Sunday, February 20, 2011

Egypt's Revolt, Lebanon, and Iraq

Last week, Lebanon Daily Star editor Michael Young published an essay in The National that analyzed the impact of Mubarak's overthrow in Lebanon.  He noted especially that Mubarak's fall was celebrated there by Hezbollah, the Shii religious/political party currently in the ascendant against the Sunni bloc led by Saad Hariri.  And, of course, Iran's leaders celebrated Mubarak's fall as well, as a defeat for US and Israeli interests.  But Young also finds reason for the now-minority Sunni of Lebanon to take heart as well:
If Egyptians could overcome their fear of the superior firepower of security forces; if they could impose justice on an unjust leader; and if all this could send shockwaves of pride throughout the Middle East, because Egypt once again was a vanguard for Sunni Arabs, then there is no reason these messages cannot echo in Beirut. Hizbollah and Syria's guns can be overcome, justice in the Hariri assassination can triumph, and Sunnis in general can be the stronger for it.
Lebanon currently struggles to form a new government, which will be led by a Sunni, Najib Muqati, who has Hezbollah's support.  Young here seems to exhort Lebanon's Sunni to stand fast and persevere against the rise of Hezbollah, against whom (and Syria) Young has frequently displayed his own deeply held hostility.  In the process though, he seems to set up a functional equivalence between Mubarak (a secular autocrat who was often content to do the US's bidding) and Hezbollah (a religious party that despises the US) - and that, to me, undercuts his argument to some extent.  Nonetheless . . .

Over the last few days, hundreds of Iraqis, obviously inspired by the events in Egypt and Tunisia, have flocked to city streets to protest the ongoing lack of electricity and economic opportunity.  But, let's note, Iraq too, like Lebanon, is a volatile nation with a newly ascendant Shii majority that now dominates the government, much to the expense of previously dominant, though minority, Sunni population.  A number of commentators have referred post-2003 to the "Lebanonization" of Iraqi politics and society (even if Lebanon's sectarian checkerboard is much more complex).
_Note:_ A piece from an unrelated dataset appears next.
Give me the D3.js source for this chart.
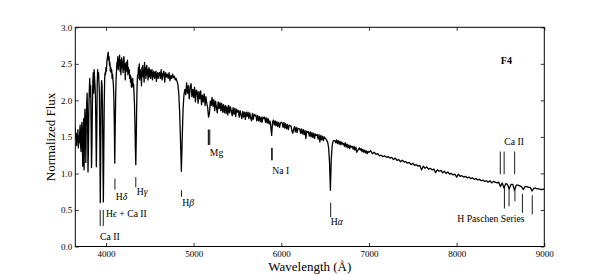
<!DOCTYPE html>
<html>
<head>
<meta charset="utf-8">
<script src="https://cdn.jsdelivr.net/npm/d3@7"></script>
<style>
  html, body { margin: 0; padding: 0; background: #fff; }
  svg { display: block; }
  text { font-family: "Liberation Serif", "DejaVu Serif", serif; fill: #000; }
</style>
</head>
<body>
<div id="chart"></div>
<script>
// ---------------- DATA ----------------
const blueStart = 3650, blueStep = 5;
const fluxBlue = [
  1.62,1.48,1.55,1.38,1.52,1.44,1.60,1.35,1.50,1.42,
  1.56,1.66,1.40,1.30,1.58,1.70,1.45,1.10,1.52,1.75,
  1.05,1.60,1.88,1.70,1.15,1.65,1.95,2.10,1.75,1.02,
  1.35,1.90,2.15,2.30,2.05,2.20,1.70,1.08,1.40,1.95,
  2.25,2.38,2.10,2.42,2.30,2.20,2.05,1.60,1.09,1.55,
  2.20,2.42,2.30,2.38,2.25,2.10,1.40,0.60,1.30,2.05,
  2.27,2.20,1.90,1.20,0.61,1.25,1.95,2.30,2.38,2.35,
  2.45,2.40,2.52,2.58,2.62,2.66,2.55,2.60,2.48,2.52,
  2.40,2.45,2.38,2.42,2.30,2.36,2.28,2.20,2.02,1.68,
  1.14,1.62,2.00,2.28,2.40,2.52,2.45,2.60,2.42,2.55,
  2.48,2.62,2.40,2.55,2.35,2.50,2.58,2.45,2.52,2.38,
  2.55,2.60,2.42,2.50,2.28,2.45,2.52,2.40,2.48,2.55,
  2.35,2.45,2.38,2.42,2.30,2.35,2.25,2.32,2.18,2.28,
  2.20,2.30,2.18,2.22,2.10,1.95,1.70,1.35,1.12,1.45,
  1.90,2.20,2.35,2.30,2.45,2.35,2.50,2.28,2.42,2.38,
  2.38,2.20,2.45,2.35,2.48,2.32,2.40,2.25,2.52,2.38,
  2.45,2.30,2.40,2.48,2.35,2.42,2.28,2.40,2.45,2.32,
  2.38,2.42,2.30,2.40,2.35,2.42,2.28,2.38,2.32,2.40,
  2.36,2.30,2.38,2.34,2.40,2.26,2.36,2.32,2.38,2.30,
  2.35
];
const greenStart = 4610, greenStep = 10;
const fluxGreen = [
  2.38,2.30,2.42,2.28,2.36,2.40,2.25,2.38,2.32,2.36,
  2.30,2.38,2.27,2.34,2.30,2.36,2.31,2.33,2.28,2.30,
  2.26,2.22,2.10,1.85,1.45,1.03,1.50,1.90,2.08,2.15,
  2.08,2.24,2.10,2.20,2.02,2.18,2.23,2.05,2.15,2.04,
  2.18,1.98,2.14,2.12,1.96,2.12,2.02,2.13,1.94,2.07,
  1.98,2.09,1.93,2.05,1.96,1.90,1.77,1.82,1.99,1.93,
  2.04,1.92,2.01,1.86,1.99,1.90,1.83,1.98,1.89,1.97,
  1.86,1.96,1.84,1.94,1.83,1.93,1.82,1.92,1.80,1.93,
  1.83,1.91,1.85,1.79,1.90,1.81,1.89,1.78,1.88,1.84,
  1.86,1.77,1.86,1.80,1.75,1.85,1.77,1.84,1.74,1.84,
  1.78,1.84,1.75,1.83,1.76,1.72,1.82,1.74,1.81,1.79,
  1.80,1.72,1.79,1.72,1.78,1.71,1.77,1.70,1.77,1.75,
  1.77,1.70,1.76,1.69,1.75,1.68,1.72,1.64,1.52,1.70,
  1.73,1.66,1.72,1.65,1.71,1.64,1.70,1.63,1.69,1.70,
  1.69,1.63,1.70,1.62,1.68,1.61,1.67,1.60,1.66,1.65,
  1.65,1.59,1.55,1.60,1.64,1.57,1.63,1.56,1.62,1.61,
  1.61,1.55,1.61,1.54,1.60,1.53,1.59,1.48,1.58,1.56,
  1.57,1.51,1.57,1.50,1.56,1.49,1.55,1.48,1.54,1.52,
  1.53,1.47,1.53,1.43,1.52,1.46,1.51,1.45,1.50,1.48,
  1.47,1.45,1.42,1.35,1.15,0.77,1.20,1.38,1.44,1.45,
  1.45,1.42,1.46,1.41,1.45,1.40,1.44,1.39,1.43,1.40,
  1.41,1.37,1.42,1.36,1.40,1.35,1.39,1.34,1.38,1.36,
  1.37,1.33,1.37,1.32,1.36,1.29,1.31,1.33,1.35,1.32,
  1.34,1.30,1.33,1.29,1.32,1.28,1.31,1.27,1.30,1.29
];
const redStart = 7020, redStep = 20;
const fluxRed = [
  1.31,1.27,1.29,1.26,1.27,1.24,1.25,1.23,1.24,1.22,
  1.23,1.21,1.22,1.19,1.21,1.18,1.19,1.16,1.18,1.16,
  1.16,1.14,1.15,1.12,1.14,1.11,1.12,1.10,1.11,1.05,
  1.10,1.07,1.09,1.06,1.07,1.05,1.06,1.01,1.05,1.03,
  1.04,1.01,1.03,1.00,1.02,0.99,1.00,0.98,0.99,0.95,
  0.99,0.96,0.97,0.95,0.96,0.94,0.95,0.93,0.94,0.92,
  0.93,0.91,0.92,0.90,0.91,0.89,0.90,0.88,0.90,0.87,
  0.89,0.88,0.87,0.88,0.82,0.87,0.80,0.86,0.85,0.79,
  0.85,0.85,0.77,0.84,0.84,0.83,0.82,0.78,0.82,0.82,
  0.81,0.81,0.76,0.80,0.80,0.79,0.79,0.78,0.78,0.79
];

// Line identification marks: wavelength, flux span
const lineMarks = [
  { wl: 3934, lo: 0.28, hi: 0.50 }, { wl: 3969, lo: 0.28, hi: 0.50 },
  { wl: 4102, lo: 0.78, hi: 0.93 },
  { wl: 4340, lo: 0.81, hi: 0.95 },
  { wl: 4861, lo: 0.68, hi: 0.77 },
  { wl: 5167, lo: 1.39, hi: 1.60 }, { wl: 5173, lo: 1.39, hi: 1.60 }, { wl: 5184, lo: 1.39, hi: 1.60 },
  { wl: 5890, lo: 1.18, hi: 1.35 }, { wl: 5896, lo: 1.18, hi: 1.35 },
  { wl: 6563, lo: 0.40, hi: 0.60 },
  { wl: 8498, lo: 0.99, hi: 1.30 }, { wl: 8542, lo: 0.99, hi: 1.30 }, { wl: 8662, lo: 0.99, hi: 1.30 },
  { wl: 8545, lo: 0.52, hi: 0.80 }, { wl: 8598, lo: 0.55, hi: 0.80 }, { wl: 8665, lo: 0.62, hi: 0.78 },
  { wl: 8750, lo: 0.46, hi: 0.72 }, { wl: 8863, lo: 0.44, hi: 0.70 }
];

// Labels: [plain prefix, italic greek, plain suffix], anchored at (wavelength, flux)
const lineLabels = [
  { pre: "Ca II", greek: "", post: "", wl: 3932, f: 0.09 },
  { pre: "H", greek: "\u03F5", post: " + Ca II", wl: 4000, f: 0.40 },
  { pre: "H", greek: "\u03B4", post: "", wl: 4110, f: 0.635 },
  { pre: "H", greek: "\u03B3", post: "", wl: 4350, f: 0.70 },
  { pre: "H", greek: "\u03B2", post: "", wl: 4870, f: 0.55 },
  { pre: "Mg", greek: "", post: "", wl: 5185, f: 1.24 },
  { pre: "Na I", greek: "", post: "", wl: 5897, f: 0.99 },
  { pre: "H", greek: "\u03B1", post: "", wl: 6565, f: 0.29 },
  { pre: "Ca II", greek: "", post: "", wl: 8543, f: 1.39 },
  { pre: "H Paschen Series", greek: "", post: "", wl: 8007, f: 0.34 }
];

const xTicks = [4000, 5000, 6000, 7000, 8000, 9000];
const yTicks = [0.0, 0.5, 1.0, 1.5, 2.0, 2.5, 3.0];
const spectralType = "F4";
const xTitle = "Wavelength (\u00C5)";
const yTitle = "Normalized Flux";

// ---------------- CHART ----------------
const W = 605, H = 275;
const plot = { left: 75.3, right: 544.3, top: 27.3, bottom: 246.5 };

const svg = d3.select("#chart").append("svg").attr("width", W).attr("height", H);

const x = d3.scaleLinear().domain([3650, 9000]).range([plot.left, plot.right]);
const y = d3.scaleLinear().domain([0, 3]).range([plot.bottom, plot.top]);

const spectrum = [];
fluxBlue.forEach((f, i) => spectrum.push([blueStart + i * blueStep, f]));
fluxGreen.forEach((f, i) => spectrum.push([greenStart + i * greenStep, f]));
fluxRed.forEach((f, i) => spectrum.push([redStart + i * redStep, f]));

svg.append("defs").append("clipPath").attr("id", "clip")
  .append("rect").attr("x", plot.left).attr("y", plot.top)
  .attr("width", plot.right - plot.left).attr("height", plot.bottom - plot.top);

svg.append("path")
  .datum(spectrum)
  .attr("clip-path", "url(#clip)")
  .attr("fill", "none")
  .attr("stroke", "#000")
  .attr("stroke-width", 1.3)
  .attr("stroke-linejoin", "round")
  .attr("d", d3.line().x(d => x(d[0])).y(d => y(d[1])));

// line marks
svg.append("g").selectAll("line").data(lineMarks).join("line")
  .attr("x1", d => x(d.wl)).attr("x2", d => x(d.wl))
  .attr("y1", d => y(d.lo)).attr("y2", d => y(d.hi))
  .attr("stroke", "#000").attr("stroke-width", 0.9);

// labels
const lbl = svg.append("g").selectAll("text").data(lineLabels).join("text")
  .attr("x", d => x(d.wl)).attr("y", d => y(d.f))
  .attr("font-size", 9.7);
lbl.append("tspan").text(d => d.pre);
lbl.filter(d => d.greek).append("tspan").attr("font-style", "italic").text(d => d.greek);
lbl.filter(d => d.post).append("tspan").text(d => d.post);

svg.append("text")
  .attr("x", x(8504)).attr("y", y(2.50))
  .attr("font-size", 10).attr("font-weight", "bold")
  .text(spectralType);

// axes
const tick = 3.5;
const gx = svg.append("g").attr("transform", `translate(0,${plot.bottom})`)
  .call(d3.axisBottom(x).tickValues(xTicks).tickFormat(d3.format("d"))
    .tickSize(-tick).tickSizeOuter(0).tickPadding(4));
const gxt = svg.append("g").attr("transform", `translate(0,${plot.top})`)
  .call(d3.axisTop(x).tickValues(xTicks).tickFormat("").tickSize(-tick).tickSizeOuter(0));
const gy = svg.append("g").attr("transform", `translate(${plot.left},0)`)
  .call(d3.axisLeft(y).tickValues(yTicks).tickFormat(d3.format(".1f"))
    .tickSize(-tick).tickSizeOuter(0).tickPadding(3));
const gyr = svg.append("g").attr("transform", `translate(${plot.right},0)`)
  .call(d3.axisRight(y).tickValues(yTicks).tickFormat("").tickSize(-tick).tickSizeOuter(0));

[gx, gxt, gy, gyr].forEach(g => {
  g.select(".domain").remove();
  g.selectAll(".tick line").attr("stroke", "#000").attr("stroke-width", 0.8);
  g.selectAll("text").attr("font-size", 9).attr("fill", "#000")
    .attr("font-family", '"Liberation Serif", "DejaVu Serif", serif');
});

svg.append("rect")
  .attr("x", plot.left).attr("y", plot.top)
  .attr("width", plot.right - plot.left).attr("height", plot.bottom - plot.top)
  .attr("fill", "none").attr("stroke", "#000").attr("stroke-width", 1);

svg.append("text")
  .attr("x", (plot.left + plot.right) / 2).attr("y", 271)
  .attr("text-anchor", "middle").attr("font-size", 13)
  .text(xTitle);

svg.append("text")
  .attr("transform", `translate(54.5,${(plot.top + plot.bottom) / 2}) rotate(-90)`)
  .attr("text-anchor", "middle").attr("font-size", 13)
  .text(yTitle);
</script>
</body>
</html>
As yet, I've read nothing that signals that the current Iraqi demonstrations have been motivated that much by Sunni anger against Shii domination, but it's a no-brainer to assume that, especially in the wake of how badly the Sunni-supported Iraqiya party was dissed after last March's elections, that anger is there, and still simmers.  It may be prudent to be very alert for such signals.

And, it may also be prudent to be alert for other indications of what some (like Nir Rosen,  Anthony Shadid and Rami Khouri) have hinted at: a rejuvenated sense of pan-Arabism in the Middle East, rooted now mostly in the electronically expanded connectivity and shared experience among young, techno-savvy Arabs who are fed up with autocrats and with the political and socio-economic limitations they represent.  In Iraq, pan-Arabism - especially under Saddam, but even earlier - came to be identified both with Sunni political domination and with Iraqi Sunnis' desire to associate their aspirations with those of fellow Arabs across what was a Sunni-dominated Middle East.  But in the beginning, pan-Arabism was a movement meant to cut across Sunni-Shia sectarian lines, in favor of a shared "Arabness" based on history, custom, and (especially) language.

In a recent essay by Franck Salameh in The National Interest, the entire idea that we might be seeing a renaissance of pan-Arabism was well and thoroughly trashed. Still, I wonder to what extent Iraq's Sunnis might seek empowerment through identifying with fellow Sunnis in Syria in their resistance to Hezbollah's rise - or with fellow Sunni youth across the Middle East - in Jordan, Yemen, Egypt, Tunisia, even Morocco now.